Many of Microsoft’s enhancements are focused on mobile productivity and bring-your-own-device (BYOD) features and policies. Mobile users with NFC-capable Windows 8.1 devices will be able to print wirelessly to existing printers once they add an NFC tag to the printer. If NFC is too fancy, Wi-Fi direct printing, which creates a peer-to-peer network between a device and printer, will also be available. Native Miracast wireless display support is also included, allowing users to project a presentation through a Bluetooth or NFC connection.

Devices connected to the Internet via mobile broadband will be able to share the connection wealth with peers and their devices thanks to personal Wi-Fi hotspot support. Anyone who’s been stuck on a work trip with the one guy who has broadband-enabled laptop while everyone else remains disconnected from the outside world will surely appreciate this new feature. 

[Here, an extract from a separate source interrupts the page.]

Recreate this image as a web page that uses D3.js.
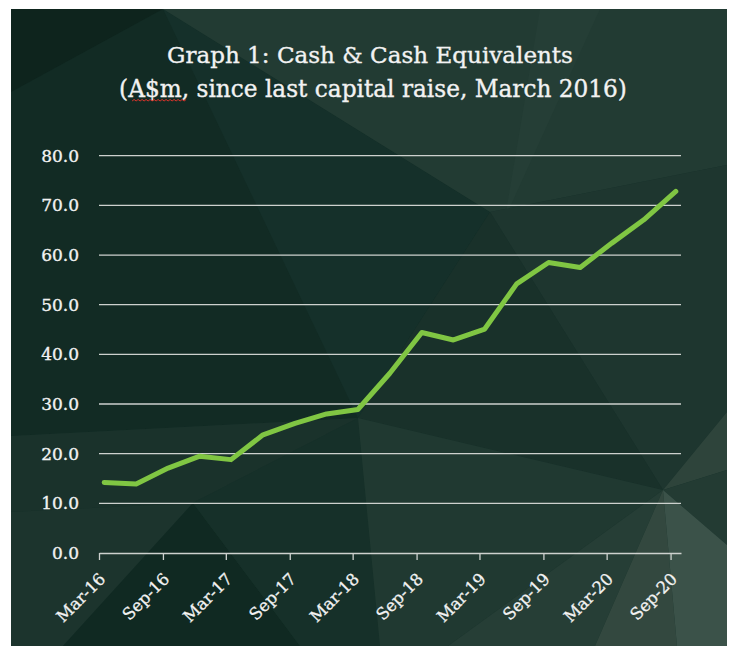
<!DOCTYPE html>
<html>
<head>
<meta charset="utf-8">
<script src="https://cdn.jsdelivr.net/npm/d3@7"></script>
<style>
  html, body { margin: 0; padding: 0; background: #ffffff; }
  svg { display: block; }
</style>
</head>
<body>
<svg id="chart" width="730" height="646"></svg>
<script>
/* ---------- data ------------------------------------------------ */
const quarters = ["2016-03","2016-06","2016-09","2016-12","2017-03","2017-06","2017-09",
                  "2017-12","2018-03","2018-06","2018-09","2018-12","2019-03","2019-06",
                  "2019-09","2019-12","2020-03","2020-06","2020-09"];
const cash     = [14.2, 13.9, 17.1, 19.5, 18.8, 23.8, 26.1, 28.0, 28.9, 36.2,
                  44.4, 42.9, 45.1, 54.2, 58.5, 57.5, 62.4, 67.1, 72.8];
const tickMonths = ["2016-03","2016-09","2017-03","2017-09","2018-03","2018-09",
                    "2019-03","2019-09","2020-03","2020-09"];
const tickLabels = ["Mar-16","Sep-16","Mar-17","Sep-17","Mar-18","Sep-18",
                    "Mar-19","Sep-19","Mar-20","Sep-20"];
const yTicks     = [0, 10, 20, 30, 40, 50, 60, 70, 80];
const titleLines = ["Graph 1: Cash & Cash Equivalents",
                    "(A$m, since last capital raise, March 2016)"];

/* ---------- background facets ----------------------------------- */
const facets = [
  {fill:"#122b24", pts:[[11,9],[163,9],[490,212],[358,418],[11,436]]},
  {fill:"#0e241d", pts:[[11,9],[163,9],[11,92]]},
  {fill:"#15302a", pts:[[163,9],[490,212],[358,418]]},
  {fill:"#223b33", pts:[[163,9],[727,9],[727,165],[490,212]]},
  {fill:"#253e36", pts:[[540,9],[600,9],[505,218]]},
  {fill:"#1e362f", pts:[[490,212],[727,165],[727,412],[663,490]]},
  {fill:"#19312a", pts:[[490,212],[663,490],[358,418]]},
  {fill:"#1a322b", pts:[[11,436],[358,418],[193,503],[11,512]]},
  {fill:"#1c342d", pts:[[11,512],[193,503],[63,646],[11,646]]},
  {fill:"#102922", pts:[[63,646],[193,503],[300,646]]},
  {fill:"#163029", pts:[[193,503],[358,418],[380,646],[300,646]]},
  {fill:"#203931", pts:[[358,418],[663,490],[448,646],[380,646]]},
  {fill:"#263e36", pts:[[663,490],[595,646],[448,646]]},
  {fill:"#33483f", pts:[[663,490],[677,646],[595,646]]},
  {fill:"#2e443b", pts:[[663,490],[727,412],[727,470]]},
  {fill:"#233b33", pts:[[663,490],[727,470],[727,545]]},
  {fill:"#3b5249", pts:[[663,490],[727,545],[727,646],[677,646]]}
];

/* ---------- layout --------------------------------------------- */
const svg = d3.select("#chart");
const panel = {x0: 11, y0: 9, x1: 727, y1: 646};
const plot  = {left: 99, right: 681, top: 155.7, bottom: 553};

svg.append("rect")
   .attr("x", panel.x0).attr("y", panel.y0)
   .attr("width", panel.x1 - panel.x0).attr("height", panel.y1 - panel.y0)
   .attr("fill", "#16302a");

svg.append("g").selectAll("polygon")
   .data(facets)
   .enter().append("polygon")
     .attr("points", d => d.pts.map(p => p.join(",")).join(" "))
     .attr("fill", d => d.fill);

/* ---------- scales ---------------------------------------------- */
const parseMonth = d3.timeParse("%Y-%m");
// each month is a bin; points sit at the middle of their month
const midMonth = s => { const t = parseMonth(s); return new Date(t.getFullYear(), t.getMonth(), 16); };

const x = d3.scaleTime()
    .domain([parseMonth("2016-03"), parseMonth("2020-10")])
    .range([plot.left, plot.right]);
const y = d3.scaleLinear()
    .domain([0, 80])
    .range([plot.bottom, plot.top]);

const gridCol = "#cdd1ce";
const textCol = "#f2f2f2";
const serif   = "'DejaVu Serif', 'Liberation Serif', serif";

/* ---------- gridlines + y labels -------------------------------- */
svg.append("g").selectAll("line")
   .data(yTicks.filter(v => v > 0))
   .enter().append("line")
     .attr("x1", plot.left).attr("x2", plot.right)
     .attr("y1", d => y(d)).attr("y2", d => y(d))
     .attr("stroke", gridCol).attr("stroke-width", 1.3);

svg.append("g").selectAll("text")
   .data(yTicks)
   .enter().append("text")
     .attr("x", 79).attr("y", d => y(d))
     .attr("dy", "0.36em")
     .attr("text-anchor", "end")
     .attr("font-family", serif).attr("font-size", 17)
     .attr("fill", textCol)
     .attr("stroke", textCol).attr("stroke-width", 0.35)
     .text(d3.format(".1f"));

/* ---------- x axis --------------------------------------------- */
const xAxis = d3.axisBottom(x)
    .tickValues(tickMonths.map(parseMonth))
    .tickFormat((d, i) => tickLabels[i])
    .tickSize(7)
    .tickSizeOuter(0);

const axisG = svg.append("g")
    .attr("transform", `translate(0,${plot.bottom})`)
    .call(xAxis);
axisG.select(".domain").attr("stroke", gridCol).attr("stroke-width", 1.3);
axisG.selectAll(".tick line").attr("stroke", gridCol).attr("stroke-width", 1.3);
axisG.selectAll(".tick text")
    .attr("font-family", serif).attr("font-size", 16.5)
    .attr("fill", textCol)
    .attr("stroke", textCol).attr("stroke-width", 0.3)
    .attr("text-anchor", "end")
    .attr("x", 0).attr("y", 0).attr("dy", null)
    .attr("transform", "translate(7,27) rotate(-45)");

/* ---------- line ------------------------------------------------ */
const line = d3.line()
    .x((d, i) => x(midMonth(quarters[i])))
    .y(d => y(d));

svg.append("path")
   .datum(cash)
   .attr("d", line)
   .attr("fill", "none")
   .attr("stroke", "#80c643")
   .attr("stroke-width", 5)
   .attr("stroke-linejoin", "round")
   .attr("stroke-linecap", "round");

/* ---------- title ----------------------------------------------- */
const title = svg.append("g");
const t1 = title.append("text")
    .attr("x", 370).attr("y", 63)
    .attr("text-anchor", "middle")
    .attr("font-family", serif).attr("font-size", 21)
    .attr("fill", textCol)
    .attr("stroke", textCol).attr("stroke-width", 0.35)
    .text(titleLines[0]);
const t2 = title.append("text")
    .attr("x", 373).attr("y", 97)
    .attr("text-anchor", "middle")
    .attr("font-family", serif).attr("font-size", 21)
    .attr("fill", textCol)
    .attr("stroke", textCol).attr("stroke-width", 0.35)
    .text(titleLines[1]);

// fit titles to the measured widths of the original
[[t1, 406], [t2, 508]].forEach(([t, w]) => {
  const len = t.node().getComputedTextLength();
  t.attr("font-size", 21 * w / len);
});

// spell-check squiggle under "A$m"
const t2Box = t2.node().getBBox();
const sqX0 = t2Box.x + 13, sqX1 = sqX0 + 53;
const sq = d3.path();
sq.moveTo(sqX0, 101);
for (let xx = sqX0, k = 0; xx < sqX1; xx += 2, k++) sq.lineTo(xx + 2, k % 2 ? 101 : 99.5);
svg.append("path")
   .attr("d", sq.toString())
   .attr("fill", "none")
   .attr("stroke", "#d9342b")
   .attr("stroke-width", 1);
</script>
</body>
</html>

Another pet peeve that Microsoft has rectified is that clicking on a program that requires a VPN connection to work properly will automatically prompt you to sign in with one click. We’ve spent lots of time stuck with spinning wheels and Task Manager shut downs, so a quick reminder to actually connect to the VPN first is welcome. 

Among the BYOD features the company is adding, Workplace Join allows for better control over a device’s access to a workplace network. Instead of an all-or-nothing affair, Windows 8.1 gives IT departments the ability to control what parts of a company’s network may be accessed by a particular device. There are also enhancements so that employees’ work folders on their device will sync with their folders on the company network automatically. Lastly, IT departments will be able to wipe just the relevant parts of an employee’s device, leaving the employee’s personal data alone and eliminating the need to completely wipe a device. 

With Microsoft’s Build conference a few weeks away, we’re sure to hear more details about the upcoming Windows 8 update.